The two-handed pants yank, with bonus levitation
I spent a distressing amount of time hiking up my compression tights during this race. I was wearing them over a thin and smooth merino wool base layer, and the drawstring in the tights had come out of one eyelet so they weren’t really tied. As a result, the motion of my legs would pull the damn things down and every mile or so I’d have to hike them back up where they belonged. I’m sure glad the photographer caught me in the act.
The second half of the back half
I thought I felt myself slowing down about mile 20, and the evidence bears that out– from mile 20 onwards, I only had two-sub-12:00 miles. I wouldn’t say it was the famous wall we’ve all heard about– I wasn’t in any danger of falling out, just a progressive dragginess, coupled with increasing discomfort in my hip flexors and my left Achilles tendon. About mile 23, I also started feeling some pain in my right instep, just forward of my heel. I walked a good bit of miles 25 and 26; I didn’t think the few minutes I might gain by running through the pain would be worth the possible downside of a lingering injury. One thing I liked about the race course: they had mile flags every mile, with an extra “25.2” flag one mile from the finish line.
The RCM course has you run into the Von Braun Center and finish on the arena floor. This is a neat idea, and it’s probably a lot of fun when there’s a big crowd… but by the time I got there the crowd had largely dissipated. Luckily Dana and a few other stalwarts were still there cheering. Through the chute, a volunteer handed me my finishers’ hat and medal, plus one of those nifty Mylar blankets (a space spinoff, so definitely appropriate for the venue).
The best thing about the picture below is also the worst thing: the official picture timing clock broke, so everyone who finished after 3:57:28 got the wrong time in their finish line picture. I wish I could run a marathon that fast; perhaps someday…
The time is a lie
Not all heroes wear capes. But most marathoners do
I hung out in the arena to cheer on more finishers with Dana, the kids, and a few other finishers for half an hour or so, munching contentedly on a really excellent PB&J. When it was time to go, I hobbled over to the Fleet Feet booth to buy a finishers’ shirt, only to find that they’d sold out of my size the day before. This really, really pissed me off. I am still angry about it, in fact. I’d much rather have the cost of the shirt included in the registration fee, but, failing that, the race organizers at least should have bought enough shirts to ensure that all finishers would be able to buy them. Making them a scarce commodity is a terrible idea.
After the race, I went home and relaxed for a while. I was pretty sore, but not debilitatingly so. I purposefully hadn’t planned anything for the rest of the day. Sunday morning I woke up with moderate stiffness in my quads and some tenderness in my left Achilles; by Monday those were both pretty much gone. I still get pain in my right instep when I put my running shoes on, so the short shakeout run I planned for after squats and deadlifts last night didn’t happen, but overall I am much less sore than I was after running my first half-marathon.

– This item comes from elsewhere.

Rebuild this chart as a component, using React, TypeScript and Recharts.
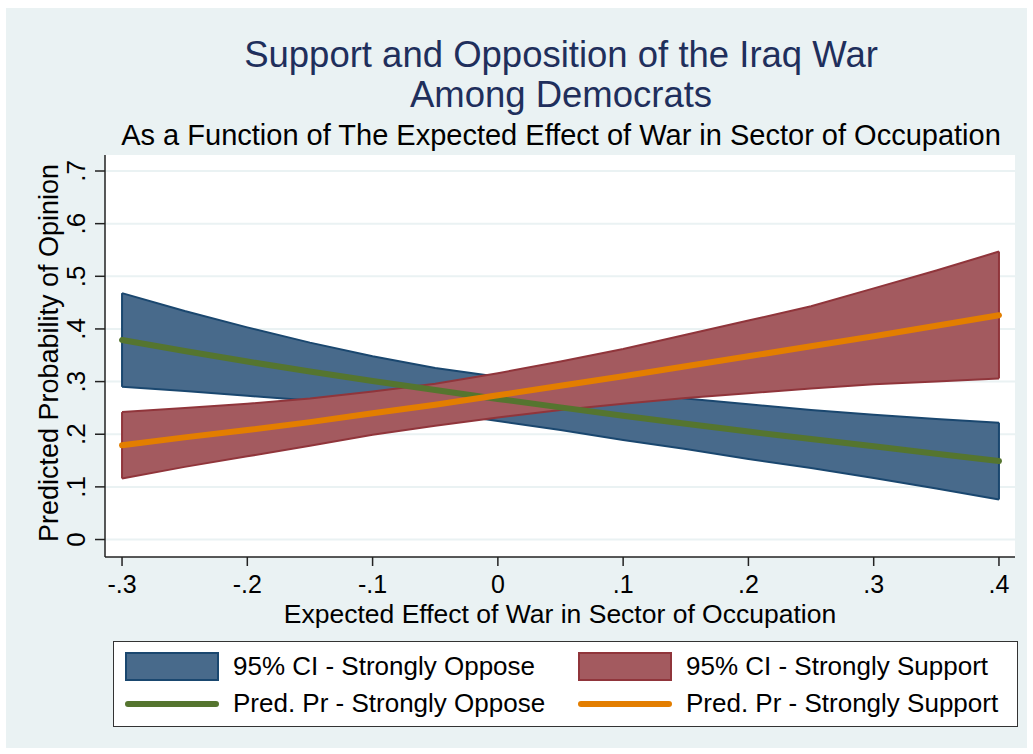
import { ComposedChart, Area, Line, XAxis, YAxis, CartesianGrid, ReferenceLine } from "recharts"

// expected effect of war in sector of occupation
const xValues = [-0.3, -0.25, -0.2, -0.15, -0.1, -0.05, 0, 0.05, 0.1, 0.15, 0.2, 0.25, 0.3, 0.35, 0.4]

// strongly oppose: prediction and 95% CI
const opposePred = [0.379, 0.358, 0.338, 0.319, 0.301, 0.284, 0.267, 0.251, 0.235, 0.22, 0.205, 0.191, 0.177, 0.163, 0.149]
const opposeHigh = [0.468, 0.434, 0.403, 0.374, 0.348, 0.326, 0.309, 0.294, 0.281, 0.268, 0.257, 0.246, 0.237, 0.229, 0.222]
const opposeLow = [0.29, 0.282, 0.273, 0.264, 0.254, 0.242, 0.225, 0.208, 0.189, 0.172, 0.153, 0.136, 0.117, 0.097, 0.076]

// strongly support: prediction and 95% CI
const supportPred = [0.179, 0.194, 0.208, 0.223, 0.24, 0.256, 0.274, 0.292, 0.31, 0.329, 0.348, 0.367, 0.386, 0.406, 0.426]
const supportHigh = [0.242, 0.25, 0.258, 0.268, 0.281, 0.296, 0.316, 0.338, 0.362, 0.389, 0.416, 0.443, 0.477, 0.511, 0.547]
const supportLow = [0.116, 0.138, 0.158, 0.178, 0.199, 0.216, 0.232, 0.246, 0.258, 0.269, 0.278, 0.287, 0.295, 0.3, 0.306]

const xTicks = [-0.3, -0.2, -0.1, 0, 0.1, 0.2, 0.3, 0.4]
const yTicks = [0, 0.1, 0.2, 0.3, 0.4, 0.5, 0.6, 0.7]

const FONT = "'Liberation Sans', Arial, sans-serif"
const BG = "#eaf2f3"
const BLUE_FILL = "#486a8b"
const BLUE_LINE = "#1a476f"
const RED_FILL = "#a35a5f"
const RED_LINE = "#90353b"
const GREEN = "#55752f"
const ORANGE = "#e37e00"

const fmt = (v: number) => {
  if (v === 0) return "0"
  const s = Math.abs(v).toFixed(1).replace(/^0/, "")
  return v < 0 ? "-" + s : s
}

const data = xValues.map((x, i) => ({
  x,
  opposeCI: [opposeLow[i], opposeHigh[i]],
  supportCI: [supportLow[i], supportHigh[i]],
  opposePred: opposePred[i],
  supportPred: supportPred[i],
}))

const last = xValues.length - 1

function YTick(props: any) {
  const { y, payload } = props
  return (
    <text
      x={85}
      y={y}
      transform={`rotate(-90, 85, ${y})`}
      textAnchor="middle"
      fontSize={26}
      fontFamily={FONT}
      fill="#000"
    >
      {fmt(payload.value)}
    </text>
  )
}

function XTick(props: any) {
  const { x, payload } = props
  return (
    <text x={x} y={593} textAnchor="middle" fontSize={25} fontFamily={FONT} fill="#000">
      {fmt(payload.value)}
    </text>
  )
}

function Swatch({ fill, stroke }: { fill: string; stroke: string }) {
  return (
    <div style={{ width: 90, height: 25, background: fill, border: `2px solid ${stroke}` }} />
  )
}

function LineKey({ color }: { color: string }) {
  return <div style={{ width: 94, height: 6, borderRadius: 3, background: color }} />
}

const legendText: React.CSSProperties = { fontSize: 26, lineHeight: "30px", fontFamily: FONT, color: "#000", whiteSpace: "nowrap" }

export default function App() {
  return (
    <div style={{ position: "absolute", left: 0, top: 0, width: 1033, height: 754, background: "#fff" }}>
      <div style={{ position: "absolute", left: 6, top: 8, width: 1021, height: 740, background: BG }} />

      {/* titles */}
      <div style={{ position: "absolute", left: 0, top: 35, width: 1122, textAlign: "center", fontFamily: FONT, fontSize: 36.5, lineHeight: "40px", color: "#1f2f5c" }}>
        Support and Opposition of the Iraq War
        <br />
        Among Democrats
      </div>
      <div style={{ position: "absolute", left: 0, top: 120, width: 1122, textAlign: "center", fontFamily: FONT, fontSize: 29, lineHeight: "30px", color: "#000" }}>
        As a Function of The Expected Effect of War in Sector of Occupation
      </div>

      <div style={{ position: "absolute", left: 0, top: 0 }}>
        <ComposedChart width={1033} height={754} data={data} margin={{ top: 155, right: 18, bottom: 137, left: 45 }}>
          <CartesianGrid horizontal vertical={false} fill="#fff" stroke={BG} strokeWidth={2} horizontalValues={yTicks} />
          <XAxis
            type="number"
            dataKey="x"
            domain={[-0.3136, 0.4128]}
            ticks={xTicks}
            allowDataOverflow
            height={60}
            tick={<XTick />}
            tickSize={9}
            axisLine={{ stroke: "#222", strokeWidth: 1.5 }}
            tickLine={{ stroke: "#222", strokeWidth: 1.5 }}
          />
          <YAxis
            type="number"
            domain={[-0.0332, 0.7304]}
            ticks={yTicks}
            allowDataOverflow
            width={60}
            tick={<YTick />}
            tickSize={10}
            axisLine={{ stroke: "#222", strokeWidth: 1.5 }}
            tickLine={{ stroke: "#222", strokeWidth: 1.5 }}
          />
          <Area
            type="linear"
            dataKey="opposeCI"
            fill={BLUE_FILL}
            fillOpacity={1}
            stroke={BLUE_LINE}
            strokeWidth={2}
            isAnimationActive={false}
          />
          <ReferenceLine segment={[{ x: xValues[0], y: opposeLow[0] }, { x: xValues[0], y: opposeHigh[0] }]} stroke={BLUE_LINE} strokeWidth={2} />
          <ReferenceLine segment={[{ x: xValues[last], y: opposeLow[last] }, { x: xValues[last], y: opposeHigh[last] }]} stroke={BLUE_LINE} strokeWidth={2} />
          <Area
            type="linear"
            dataKey="supportCI"
            fill={RED_FILL}
            fillOpacity={1}
            stroke={RED_LINE}
            strokeWidth={2}
            isAnimationActive={false}
          />
          <ReferenceLine segment={[{ x: xValues[0], y: supportLow[0] }, { x: xValues[0], y: supportHigh[0] }]} stroke={RED_LINE} strokeWidth={2} />
          <ReferenceLine segment={[{ x: xValues[last], y: supportLow[last] }, { x: xValues[last], y: supportHigh[last] }]} stroke={RED_LINE} strokeWidth={2} />
          <Line type="linear" dataKey="opposePred" stroke={GREEN} strokeWidth={6} strokeLinecap="round" dot={false} isAnimationActive={false} />
          <Line type="linear" dataKey="supportPred" stroke={ORANGE} strokeWidth={6} strokeLinecap="round" dot={false} isAnimationActive={false} />
        </ComposedChart>
      </div>

      {/* axis titles */}
      <svg style={{ position: "absolute", left: 0, top: 0, pointerEvents: "none" }} width={1033} height={754}>
        <text x={58} y={353} transform="rotate(-90, 58, 353)" textAnchor="middle" fontSize={27} fontFamily={FONT} fill="#000">
          Predicted Probability of Opinion
        </text>
        <text x={560} y={623} textAnchor="middle" fontSize={26.5} fontFamily={FONT} fill="#000">
          Expected Effect of War in Sector of Occupation
        </text>
      </svg>

      {/* legend */}
      <div style={{ position: "absolute", left: 113, top: 641, width: 905, height: 86, background: "#fff", border: "1px solid #333", boxSizing: "border-box" }}>
        <div style={{ position: "absolute", left: 11, top: 10 }}><Swatch fill={BLUE_FILL} stroke={BLUE_LINE} /></div>
        <div style={{ position: "absolute", left: 119, top: 9, ...legendText }}>95% CI - Strongly Oppose</div>
        <div style={{ position: "absolute", left: 464, top: 10 }}><Swatch fill={RED_FILL} stroke={RED_LINE} /></div>
        <div style={{ position: "absolute", left: 572, top: 9, ...legendText }}>95% CI - Strongly Support</div>
        <div style={{ position: "absolute", left: 11, top: 59 }}><LineKey color={GREEN} /></div>
        <div style={{ position: "absolute", left: 119, top: 46, ...legendText }}>Pred. Pr - Strongly Oppose</div>
        <div style={{ position: "absolute", left: 464, top: 59 }}><LineKey color={ORANGE} /></div>
        <div style={{ position: "absolute", left: 572, top: 46, ...legendText }}>Pred. Pr - Strongly Support</div>
      </div>
    </div>
  )
}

In fairness, I was racing that one, while this time I was just running to finish.
Pros and cons
- Pros: great race course, with excellent markings and signage. Free professional race photos. Superb volunteer support. Heavy police presence for traffic management. Clear and effective communications from RD team. Lots of aid stations and plenty of port-a-potties. Great support from the spirit teams.
- Cons: poor shirt inventory management; very limited food at aid stations.
Overall, it was a great experience and I’m glad I did it. I’m happy to have RCM, my hometown event, be my first, and I am grateful for all the support, encouragement, and love from friends and family. I’m not in any real hurry to do another one though.